┌──

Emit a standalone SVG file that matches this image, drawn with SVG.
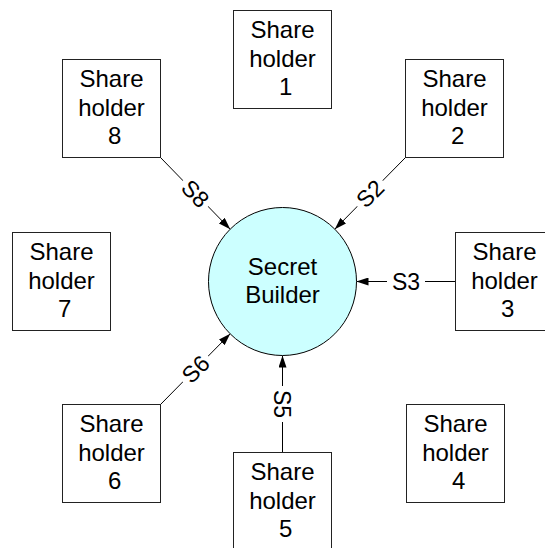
<svg xmlns="http://www.w3.org/2000/svg" width="545" height="548" viewBox="0 0 545 548">
  <defs>
    <marker id="arrow" markerUnits="userSpaceOnUse" markerWidth="12" markerHeight="8" refX="12" refY="4" orient="auto">
      <path d="M0,0 L12,4 L0,8 z" fill="#000"/>
    </marker>
  </defs>
  <style>
    .box { fill: #fff; stroke: #222; stroke-width: 1; }
    .hub { fill: #ccffff; stroke: #000; stroke-width: 1; }
    .txt { font-family: "Liberation Sans", Arial, sans-serif; font-size: 24px; fill: #000; text-anchor: middle; }
    .edge { stroke: #000; stroke-width: 1; fill: none; marker-end: url(#arrow); }
    .lbl { font-family: "Liberation Sans", Arial, sans-serif; font-size: 23px; fill: #000; text-anchor: middle; }
    .lblbg { fill: #fff; stroke: none; }
  </style>
  <rect width="545" height="548" fill="#fff"/>

  <!-- connectors: shareholders send their shares to the builder -->
  <g id="connectors">
    <line class="edge" x1="160.5" y1="157.5" x2="230.2" y2="229.2"/>
    <line class="edge" x1="405.5" y1="157.5" x2="334.8" y2="229.2"/>
    <line class="edge" x1="455.5" y1="281.5" x2="356.5" y2="281.5"/>
    <line class="edge" x1="282.5" y1="452.5" x2="282.5" y2="355.5"/>
    <line class="edge" x1="160.5" y1="404.5" x2="230.2" y2="333.8"/>
    <g transform="translate(195.5,193.5) rotate(45)">
      <rect class="lblbg" x="-18" y="-10" width="36" height="20"/>
      <text class="lbl" x="0" y="8.2">S8</text>
    </g>
    <g transform="translate(370,193.5) rotate(-45)">
      <rect class="lblbg" x="-18" y="-10" width="36" height="20"/>
      <text class="lbl" x="0" y="8.2">S2</text>
    </g>
    <g transform="translate(406,281.5)">
      <rect class="lblbg" x="-19" y="-10" width="38" height="20"/>
      <text class="lbl" x="0" y="8.2">S3</text>
    </g>
    <g transform="translate(282.5,404) rotate(90)">
      <rect class="lblbg" x="-18" y="-10" width="36" height="20"/>
      <text class="lbl" x="0" y="8.2">S5</text>
    </g>
    <g transform="translate(195.5,369) rotate(-45)">
      <rect class="lblbg" x="-18" y="-10" width="36" height="20"/>
      <text class="lbl" x="0" y="8.2">S6</text>
    </g>
  </g>

  <!-- central node -->
  <g id="secret-builder">
    <circle class="hub" cx="282.5" cy="281.5" r="74"/>
    <text class="txt" x="282.5" y="274.5">Secret</text>
    <text class="txt" x="282.5" y="302.5">Builder</text>
  </g>

  <!-- shareholder nodes -->
  <g id="shareholder-1">
    <rect class="box" x="233.5" y="10.5" width="98" height="98"/>
    <text class="txt" x="282.5" y="38.3">Share</text>
    <text class="txt" x="282.5" y="66.8">holder</text>
    <text class="txt" x="285.8" y="95.2">1</text>
  </g>
  <g id="shareholder-2">
    <rect class="box" x="405.5" y="59.5" width="98" height="98"/>
    <text class="txt" x="454.5" y="87.3">Share</text>
    <text class="txt" x="454.5" y="115.8">holder</text>
    <text class="txt" x="457.8" y="144.2">2</text>
  </g>
  <g id="shareholder-3">
    <rect class="box" x="455.5" y="232.5" width="98" height="98"/>
    <text class="txt" x="504.5" y="260.3">Share</text>
    <text class="txt" x="504.5" y="288.8">holder</text>
    <text class="txt" x="507.8" y="317.2">3</text>
  </g>
  <g id="shareholder-4">
    <rect class="box" x="406.5" y="404.5" width="98" height="98"/>
    <text class="txt" x="455.5" y="432.3">Share</text>
    <text class="txt" x="455.5" y="460.8">holder</text>
    <text class="txt" x="458.8" y="489.2">4</text>
  </g>
  <g id="shareholder-5">
    <rect class="box" x="233.5" y="452.5" width="98" height="98"/>
    <text class="txt" x="282.5" y="480.3">Share</text>
    <text class="txt" x="282.5" y="508.8">holder</text>
    <text class="txt" x="285.8" y="537.2">5</text>
  </g>
  <g id="shareholder-6">
    <rect class="box" x="62.5" y="404.5" width="98" height="98"/>
    <text class="txt" x="111.5" y="432.3">Share</text>
    <text class="txt" x="111.5" y="460.8">holder</text>
    <text class="txt" x="114.8" y="489.2">6</text>
  </g>
  <g id="shareholder-7">
    <rect class="box" x="12.5" y="232.5" width="98" height="98"/>
    <text class="txt" x="61.5" y="260.3">Share</text>
    <text class="txt" x="61.5" y="288.8">holder</text>
    <text class="txt" x="64.8" y="317.2">7</text>
  </g>
  <g id="shareholder-8">
    <rect class="box" x="62.5" y="59.5" width="98" height="98"/>
    <text class="txt" x="111.5" y="87.3">Share</text>
    <text class="txt" x="111.5" y="115.8">holder</text>
    <text class="txt" x="114.8" y="144.2">8</text>
  </g>
</svg>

└──

→ Task details
Write the listing out a second time exactly, dropping all images.

→ Answer to the problem
Emit a standalone SVG file that matches this image, drawn with SVG.
<svg xmlns="http://www.w3.org/2000/svg" width="545" height="548" viewBox="0 0 545 548">
  <defs>
    <marker id="arrow" markerUnits="userSpaceOnUse" markerWidth="12" markerHeight="8" refX="12" refY="4" orient="auto">
      <path d="M0,0 L12,4 L0,8 z" fill="#000"/>
    </marker>
  </defs>
  <style>
    .box { fill: #fff; stroke: #222; stroke-width: 1; }
    .hub { fill: #ccffff; stroke: #000; stroke-width: 1; }
    .txt { font-family: "Liberation Sans", Arial, sans-serif; font-size: 24px; fill: #000; text-anchor: middle; }
    .edge { stroke: #000; stroke-width: 1; fill: none; marker-end: url(#arrow); }
    .lbl { font-family: "Liberation Sans", Arial, sans-serif; font-size: 23px; fill: #000; text-anchor: middle; }
    .lblbg { fill: #fff; stroke: none; }
  </style>
  <rect width="545" height="548" fill="#fff"/>

  <!-- connectors: shareholders send their shares to the builder -->
  <g id="connectors">
    <line class="edge" x1="160.5" y1="157.5" x2="230.2" y2="229.2"/>
    <line class="edge" x1="405.5" y1="157.5" x2="334.8" y2="229.2"/>
    <line class="edge" x1="455.5" y1="281.5" x2="356.5" y2="281.5"/>
    <line class="edge" x1="282.5" y1="452.5" x2="282.5" y2="355.5"/>
    <line class="edge" x1="160.5" y1="404.5" x2="230.2" y2="333.8"/>
    <g transform="translate(195.5,193.5) rotate(45)">
      <rect class="lblbg" x="-18" y="-10" width="36" height="20"/>
      <text class="lbl" x="0" y="8.2">S8</text>
    </g>
    <g transform="translate(370,193.5) rotate(-45)">
      <rect class="lblbg" x="-18" y="-10" width="36" height="20"/>
      <text class="lbl" x="0" y="8.2">S2</text>
    </g>
    <g transform="translate(406,281.5)">
      <rect class="lblbg" x="-19" y="-10" width="38" height="20"/>
      <text class="lbl" x="0" y="8.2">S3</text>
    </g>
    <g transform="translate(282.5,404) rotate(90)">
      <rect class="lblbg" x="-18" y="-10" width="36" height="20"/>
      <text class="lbl" x="0" y="8.2">S5</text>
    </g>
    <g transform="translate(195.5,369) rotate(-45)">
      <rect class="lblbg" x="-18" y="-10" width="36" height="20"/>
      <text class="lbl" x="0" y="8.2">S6</text>
    </g>
  </g>

  <!-- central node -->
  <g id="secret-builder">
    <circle class="hub" cx="282.5" cy="281.5" r="74"/>
    <text class="txt" x="282.5" y="274.5">Secret</text>
    <text class="txt" x="282.5" y="302.5">Builder</text>
  </g>

  <!-- shareholder nodes -->
  <g id="shareholder-1">
    <rect class="box" x="233.5" y="10.5" width="98" height="98"/>
    <text class="txt" x="282.5" y="38.3">Share</text>
    <text class="txt" x="282.5" y="66.8">holder</text>
    <text class="txt" x="285.8" y="95.2">1</text>
  </g>
  <g id="shareholder-2">
    <rect class="box" x="405.5" y="59.5" width="98" height="98"/>
    <text class="txt" x="454.5" y="87.3">Share</text>
    <text class="txt" x="454.5" y="115.8">holder</text>
    <text class="txt" x="457.8" y="144.2">2</text>
  </g>
  <g id="shareholder-3">
    <rect class="box" x="455.5" y="232.5" width="98" height="98"/>
    <text class="txt" x="504.5" y="260.3">Share</text>
    <text class="txt" x="504.5" y="288.8">holder</text>
    <text class="txt" x="507.8" y="317.2">3</text>
  </g>
  <g id="shareholder-4">
    <rect class="box" x="406.5" y="404.5" width="98" height="98"/>
    <text class="txt" x="455.5" y="432.3">Share</text>
    <text class="txt" x="455.5" y="460.8">holder</text>
    <text class="txt" x="458.8" y="489.2">4</text>
  </g>
  <g id="shareholder-5">
    <rect class="box" x="233.5" y="452.5" width="98" height="98"/>
    <text class="txt" x="282.5" y="480.3">Share</text>
    <text class="txt" x="282.5" y="508.8">holder</text>
    <text class="txt" x="285.8" y="537.2">5</text>
  </g>
  <g id="shareholder-6">
    <rect class="box" x="62.5" y="404.5" width="98" height="98"/>
    <text class="txt" x="111.5" y="432.3">Share</text>
    <text class="txt" x="111.5" y="460.8">holder</text>
    <text class="txt" x="114.8" y="489.2">6</text>
  </g>
  <g id="shareholder-7">
    <rect class="box" x="12.5" y="232.5" width="98" height="98"/>
    <text class="txt" x="61.5" y="260.3">Share</text>
    <text class="txt" x="61.5" y="288.8">holder</text>
    <text class="txt" x="64.8" y="317.2">7</text>
  </g>
  <g id="shareholder-8">
    <rect class="box" x="62.5" y="59.5" width="98" height="98"/>
    <text class="txt" x="111.5" y="87.3">Share</text>
    <text class="txt" x="111.5" y="115.8">holder</text>
    <text class="txt" x="114.8" y="144.2">8</text>
  </g>
</svg>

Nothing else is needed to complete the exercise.